= Maxim Korobov =

Russian businessman (born 1957)

Maxim Leonidovich Korobov (born December 3, 1957, in Moscow) is a Russian businessman whose investments focus on the oil and gas sector. He is the controlling shareholder of SGO Sibgasoil Investments Limited, which has interests in Western Siberia.

Maxim Korobov served at various times as Chairman of the Board of Directors of Swiss company Rosco S.A.; Vice President of Eastern Oil Company (EOC) and head of EOC Trading House; President of Tomsk Oil and Gas Company; and head of the oil and gas team at Rossiisky Kredit bank. He was appointed to the Board of Directors of Petroneft Resources plc on 25 April 2016 and elected to the Board of Directors of Petrosibir AB on 29 June 2018.
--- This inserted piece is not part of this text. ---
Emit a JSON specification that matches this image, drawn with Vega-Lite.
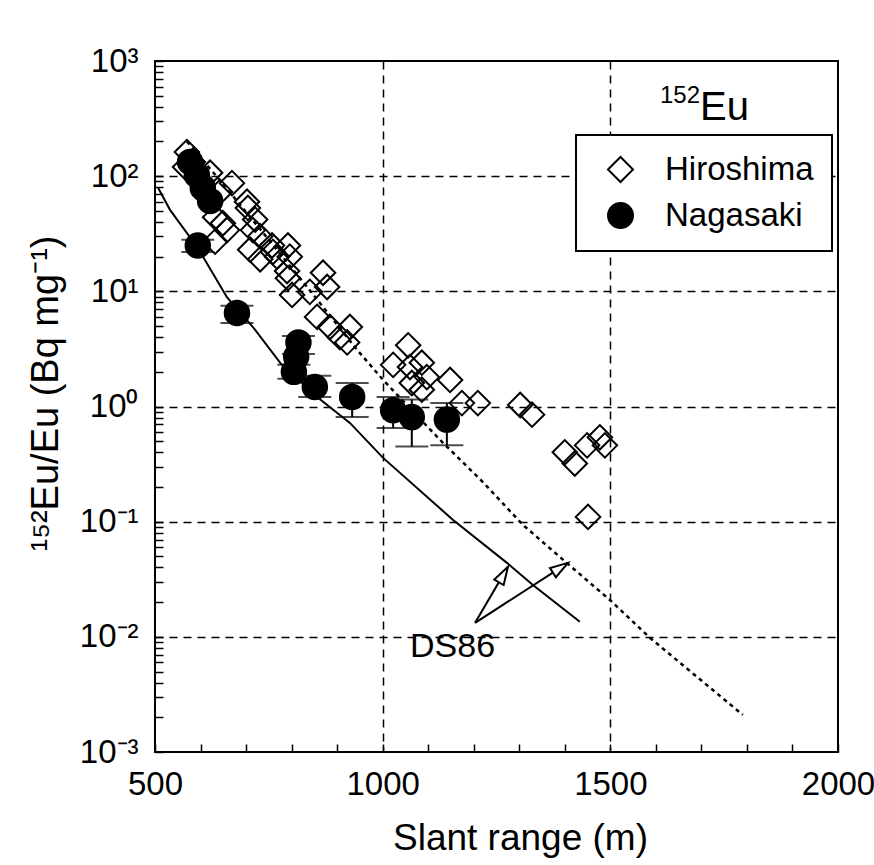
{
  "$schema": "https://vega.github.io/schema/vega-lite/v6.json",
  "autosize": {"type": "none"},
  "padding": {"left": 155, "top": 61, "right": 36, "bottom": 113},
  "width": 683,
  "height": 691,
  "background": "white",
  "datasets": {
    "points": [
      {"site": "Hiroshima", "x": 570, "y": 162},
      {"site": "Hiroshima", "x": 583, "y": 133},
      {"site": "Hiroshima", "x": 566, "y": 120},
      {"site": "Hiroshima", "x": 621, "y": 107},
      {"site": "Hiroshima", "x": 599, "y": 93},
      {"site": "Hiroshima", "x": 669, "y": 87},
      {"site": "Hiroshima", "x": 643, "y": 73},
      {"site": "Hiroshima", "x": 610, "y": 69},
      {"site": "Hiroshima", "x": 702, "y": 60},
      {"site": "Hiroshima", "x": 704, "y": 53},
      {"site": "Hiroshima", "x": 632, "y": 44},
      {"site": "Hiroshima", "x": 649, "y": 39},
      {"site": "Hiroshima", "x": 658, "y": 34},
      {"site": "Hiroshima", "x": 632, "y": 27},
      {"site": "Hiroshima", "x": 720, "y": 42},
      {"site": "Hiroshima", "x": 715, "y": 34},
      {"site": "Hiroshima", "x": 731, "y": 30},
      {"site": "Hiroshima", "x": 709, "y": 23},
      {"site": "Hiroshima", "x": 731, "y": 19},
      {"site": "Hiroshima", "x": 757, "y": 25},
      {"site": "Hiroshima", "x": 759, "y": 22},
      {"site": "Hiroshima", "x": 768, "y": 20},
      {"site": "Hiroshima", "x": 792, "y": 25},
      {"site": "Hiroshima", "x": 796, "y": 20},
      {"site": "Hiroshima", "x": 790, "y": 15},
      {"site": "Hiroshima", "x": 792, "y": 13},
      {"site": "Hiroshima", "x": 869, "y": 14.5},
      {"site": "Hiroshima", "x": 878, "y": 10.9},
      {"site": "Hiroshima", "x": 801, "y": 9.3},
      {"site": "Hiroshima", "x": 840, "y": 9.9},
      {"site": "Hiroshima", "x": 856, "y": 6.0},
      {"site": "Hiroshima", "x": 884, "y": 4.9},
      {"site": "Hiroshima", "x": 928, "y": 4.9},
      {"site": "Hiroshima", "x": 906, "y": 4.0},
      {"site": "Hiroshima", "x": 922, "y": 3.6},
      {"site": "Hiroshima", "x": 1056, "y": 3.4},
      {"site": "Hiroshima", "x": 1023, "y": 2.3},
      {"site": "Hiroshima", "x": 1060, "y": 2.2},
      {"site": "Hiroshima", "x": 1086, "y": 2.4},
      {"site": "Hiroshima", "x": 1064, "y": 1.6},
      {"site": "Hiroshima", "x": 1097, "y": 1.8},
      {"site": "Hiroshima", "x": 1086, "y": 1.4},
      {"site": "Hiroshima", "x": 1148, "y": 1.7},
      {"site": "Hiroshima", "x": 1174, "y": 1.07},
      {"site": "Hiroshima", "x": 1209, "y": 1.07},
      {"site": "Hiroshima", "x": 1302, "y": 1.03},
      {"site": "Hiroshima", "x": 1328, "y": 0.85},
      {"site": "Hiroshima", "x": 1400, "y": 0.40},
      {"site": "Hiroshima", "x": 1422, "y": 0.32},
      {"site": "Hiroshima", "x": 1449, "y": 0.46},
      {"site": "Hiroshima", "x": 1477, "y": 0.54},
      {"site": "Hiroshima", "x": 1488, "y": 0.46},
      {"site": "Hiroshima", "x": 1451, "y": 0.11},
      {"site": "Nagasaki", "x": 577, "y": 133},
      {"site": "Nagasaki", "x": 592, "y": 102},
      {"site": "Nagasaki", "x": 605, "y": 79},
      {"site": "Nagasaki", "x": 621, "y": 61},
      {"site": "Nagasaki", "x": 594, "y": 25},
      {"site": "Nagasaki", "x": 680, "y": 6.5},
      {"site": "Nagasaki", "x": 815, "y": 3.6},
      {"site": "Nagasaki", "x": 810, "y": 2.7},
      {"site": "Nagasaki", "x": 805, "y": 2.0},
      {"site": "Nagasaki", "x": 851, "y": 1.48},
      {"site": "Nagasaki", "x": 933, "y": 1.21},
      {"site": "Nagasaki", "x": 1023, "y": 0.93},
      {"site": "Nagasaki", "x": 1064, "y": 0.81},
      {"site": "Nagasaki", "x": 1141, "y": 0.77}
    ],
    "errors": [
      {"x": 594, "lo": 22, "hi": 28},
      {"x": 680, "lo": 5.3, "hi": 7.5},
      {"x": 815, "lo": 2.86, "hi": 4.1},
      {"x": 805, "lo": 1.74, "hi": 2.3},
      {"x": 851, "lo": 1.21, "hi": 1.85},
      {"x": 933, "lo": 0.81, "hi": 1.6},
      {"x": 1023, "lo": 0.65, "hi": 1.21},
      {"x": 1064, "lo": 0.45, "hi": 1.15},
      {"x": 1141, "lo": 0.46, "hi": 1.07}
    ],
    "ds86n": [
      {"x": 507, "y": 79},
      {"x": 533, "y": 51},
      {"x": 594, "y": 23.8},
      {"x": 658, "y": 8.9},
      {"x": 715, "y": 4.9},
      {"x": 775, "y": 2.39},
      {"x": 856, "y": 1.21},
      {"x": 928, "y": 0.72},
      {"x": 1001, "y": 0.358},
      {"x": 1154, "y": 0.104},
      {"x": 1273, "y": 0.0439},
      {"x": 1330, "y": 0.0282},
      {"x": 1433, "y": 0.0135}
    ],
    "ds86h": [
      {"x": 570, "y": 200},
      {"x": 650, "y": 85},
      {"x": 750, "y": 28},
      {"x": 850, "y": 9.1},
      {"x": 944, "y": 3.1},
      {"x": 1001, "y": 1.70},
      {"x": 1126, "y": 0.513},
      {"x": 1220, "y": 0.221},
      {"x": 1308, "y": 0.0938},
      {"x": 1389, "y": 0.0494},
      {"x": 1499, "y": 0.0209},
      {"x": 1587, "y": 0.0098},
      {"x": 1791, "y": 0.0021}
    ],
    "arrows": [
      {"x": 1203, "y": 0.01324, "x2": 1275, "y2": 0.0405},
      {"x": 1203, "y": 0.01324, "x2": 1407, "y2": 0.0438}
    ]
  },
  "layer": [
    {
      "data": {"name": "ds86n"},
      "mark": {"type": "line", "color": "black", "strokeWidth": 2},
      "encoding": {
        "x": {
          "field": "x", "type": "quantitative",
          "scale": {"domain": [500, 2000], "nice": false, "zero": false},
          "axis": {
            "title": "Slant range (m)",
            "values": [500, 600, 700, 800, 900, 1000, 1100, 1200, 1300, 1400, 1500, 1600, 1700, 1800, 1900, 2000],
            "format": "d",
            "labelExpr": "datum.value % 500 == 0 ? datum.label : ''",
            "labelFontSize": 33,
            "labelPadding": 24,
            "labelFlush": false,
            "labelOverlap": false,
            "ticks": true,
            "tickSize": -8,
            "tickColor": "black",
            "tickWidth": 1.5,
            "titleFontSize": 37,
            "titleX": 365,
            "titleY": 97,
            "titleBaseline": "alphabetic",
            "grid": true,
            "gridColor": "black",
            "gridDash": [8, 6],
            "gridWidth": 1.5,
            "gridOpacity": {"condition": {"test": "datum.value == 1000 || datum.value == 1500", "value": 1}, "value": 0}
          }
        },
        "y": {
          "field": "y", "type": "quantitative",
          "scale": {"type": "log", "domain": [0.001, 1000], "nice": false},
          "axis": {
            "title": "¹⁵²Eu/Eu (Bq mg⁻¹)",
            "values": [0.001, 0.002, 0.003, 0.004, 0.005, 0.006, 0.007, 0.008, 0.009, 0.01, 0.02, 0.03, 0.04, 0.05, 0.06, 0.07, 0.08, 0.09, 0.1, 0.2, 0.3, 0.4, 0.5, 0.6, 0.7, 0.8, 0.9, 1, 2, 3, 4, 5, 6, 7, 8, 9, 10, 20, 30, 40, 50, 60, 70, 80, 90, 100, 200, 300, 400, 500, 600, 700, 800, 900, 1000],
            "labelExpr": "datum.value == 1000 ? '10³' : datum.value == 100 ? '10²' : datum.value == 10 ? '10¹' : datum.value == 1 ? '10⁰' : datum.value == 0.1 ? '10⁻¹' : datum.value == 0.01 ? '10⁻²' : datum.value == 0.001 ? '10⁻³' : ''",
            "labelFontSize": 33,
            "labelPadding": 25,
            "labelFlush": false,
            "labelOverlap": false,
            "ticks": true,
            "tickSize": -8,
            "tickColor": "black",
            "tickWidth": 1.5,
            "titleFontSize": 38,
            "titleAngle": 270,
            "titleX": -98,
            "titleY": 332,
            "titleAlign": "center",
            "titleBaseline": "alphabetic",
            "grid": true,
            "gridColor": "black",
            "gridDash": [8, 6],
            "gridWidth": 1.5,
            "gridOpacity": {"condition": {"test": "datum.value == 0.01 || datum.value == 0.1 || datum.value == 1 || datum.value == 10 || datum.value == 100", "value": 1}, "value": 0}
          }
        }
      }
    },
    {
      "data": {"name": "ds86h"},
      "mark": {"type": "line", "color": "black", "strokeWidth": 2.5, "strokeDash": [4, 4]},
      "encoding": {
        "x": {"field": "x", "type": "quantitative"},
        "y": {"field": "y", "type": "quantitative"}
      }
    },
    {
      "data": {"name": "errors"},
      "mark": {"type": "rule", "color": "black", "strokeWidth": 2},
      "encoding": {
        "x": {"field": "x", "type": "quantitative"},
        "y": {"field": "lo", "type": "quantitative"},
        "y2": {"field": "hi"}
      }
    },
    {
      "data": {"name": "errors"},
      "mark": {"type": "tick", "orient": "horizontal", "color": "black", "size": 33, "thickness": 2},
      "encoding": {
        "x": {"field": "x", "type": "quantitative"},
        "y": {"field": "lo", "type": "quantitative"}
      }
    },
    {
      "data": {"name": "errors"},
      "mark": {"type": "tick", "orient": "horizontal", "color": "black", "size": 33, "thickness": 2},
      "encoding": {
        "x": {"field": "x", "type": "quantitative"},
        "y": {"field": "hi", "type": "quantitative"}
      }
    },
    {
      "data": {"name": "points"},
      "mark": {"type": "point", "filled": true, "strokeWidth": 2, "size": 600, "opacity": 1},
      "encoding": {
        "x": {"field": "x", "type": "quantitative"},
        "y": {"field": "y", "type": "quantitative"},
        "shape": {
          "field": "site", "type": "nominal",
          "scale": {"domain": ["Hiroshima", "Nagasaki"], "range": ["diamond", "circle"]},
          "legend": {
            "title": null, "orient": "none", "legendX": 421, "legendY": 74,
            "padding": 18, "labelFontSize": 33, "labelFont": "Liberation Sans", "labelColor": "black",
            "symbolSize": 625, "symbolStrokeWidth": 2,
            "symbolOffset": 10, "labelOffset": 28, "rowPadding": 12,
            "fillColor": "white", "strokeColor": "black"
          }
        },
        "fill": {
          "field": "site", "type": "nominal",
          "scale": {"domain": ["Hiroshima", "Nagasaki"], "range": ["transparent", "black"]},
          "legend": {
            "title": null, "orient": "none", "legendX": 421, "legendY": 74,
            "padding": 18, "labelFontSize": 33, "labelFont": "Liberation Sans", "labelColor": "black",
            "symbolSize": 625, "symbolStrokeWidth": 2,
            "symbolOffset": 10, "labelOffset": 28, "rowPadding": 12,
            "fillColor": "white", "strokeColor": "black"
          }
        },
        "stroke": {
          "field": "site", "type": "nominal",
          "scale": {"domain": ["Hiroshima", "Nagasaki"], "range": ["black", "black"]},
          "legend": {
            "title": null, "orient": "none", "legendX": 421, "legendY": 74,
            "padding": 18, "labelFontSize": 33, "labelFont": "Liberation Sans", "labelColor": "black",
            "symbolSize": 625, "symbolStrokeWidth": 2,
            "symbolOffset": 10, "labelOffset": 28, "rowPadding": 12,
            "fillColor": "white", "strokeColor": "black"
          }
        }
      }
    },
    {
      "data": {"name": "arrows"},
      "mark": {"type": "rule", "color": "black", "strokeWidth": 2},
      "encoding": {
        "x": {"field": "x", "type": "quantitative"},
        "y": {"field": "y", "type": "quantitative"},
        "x2": {"field": "x2"},
        "y2": {"field": "y2"}
      }
    },
    {
      "data": {"values": [{"x": 1262, "y": 0.033}]},
      "mark": {"type": "point", "shape": "M0,-1L0.45,0.5L-0.45,0.5Z", "size": 576, "angle": 30, "filled": true, "fill": "white", "stroke": "black", "strokeWidth": 2, "opacity": 1},
      "encoding": {
        "x": {"field": "x", "type": "quantitative"},
        "y": {"field": "y", "type": "quantitative"}
      }
    },
    {
      "data": {"values": [{"x": 1385, "y": 0.0385}]},
      "mark": {"type": "point", "shape": "M0,-1L0.45,0.5L-0.45,0.5Z", "size": 576, "angle": 57, "filled": true, "fill": "white", "stroke": "black", "strokeWidth": 2, "opacity": 1},
      "encoding": {
        "x": {"field": "x", "type": "quantitative"},
        "y": {"field": "y", "type": "quantitative"}
      }
    },
    {
      "data": {"values": [{"x": 1060, "y": 0.0067, "label": "DS86"}]},
      "mark": {"type": "text", "font": "Liberation Sans", "fontSize": 34, "align": "left", "baseline": "alphabetic", "color": "black"},
      "encoding": {
        "x": {"field": "x", "type": "quantitative"},
        "y": {"field": "y", "type": "quantitative"},
        "text": {"field": "label"}
      }
    },
    {
      "data": {"values": [{"x": 1697, "y": 431, "label": "152"}]},
      "mark": {"type": "text", "font": "Liberation Sans", "fontSize": 24, "align": "right", "baseline": "alphabetic", "color": "black"},
      "encoding": {
        "x": {"field": "x", "type": "quantitative"},
        "y": {"field": "y", "type": "quantitative"},
        "text": {"field": "label"}
      }
    },
    {
      "data": {"values": [{"x": 1697, "y": 308, "label": "Eu"}]},
      "mark": {"type": "text", "font": "Liberation Sans", "fontSize": 40, "align": "left", "baseline": "alphabetic", "color": "black"},
      "encoding": {
        "x": {"field": "x", "type": "quantitative"},
        "y": {"field": "y", "type": "quantitative"},
        "text": {"field": "label"}
      }
    }
  ],
  "config": {
    "view": {"stroke": "black", "strokeWidth": 2},
    "axis": {
      "labelFont": "Liberation Sans",
      "titleFont": "Liberation Sans",
      "labelColor": "black",
      "titleColor": "black",
      "titleFontWeight": "normal",
      "domain": false
    },
    "legend": {"strokeWidth": 2}
  }
}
Korobov graduated with honours from both the Military Institute of the Defence Ministry and the Russian Presidential Academy of State Service. He was also a researcher at the Institute of Oriental Studies of the Russian Academy of Sciences and taught at the Military Institute. He holds a PhD in political science.

Maxim Korobov was elected to the Tomsk Oblast regional parliament in 1997, and served as a member of the State Duma (Russian parliament) from 1999 to 2011, as a member of the United Russia party. As a member of the Duma's Committee on Power, Transport and Communications, he authored a bill proposing to end the practice of domestic roaming, whereby Russian mobile network operators charge higher prices to users travelling outside their “home” regions.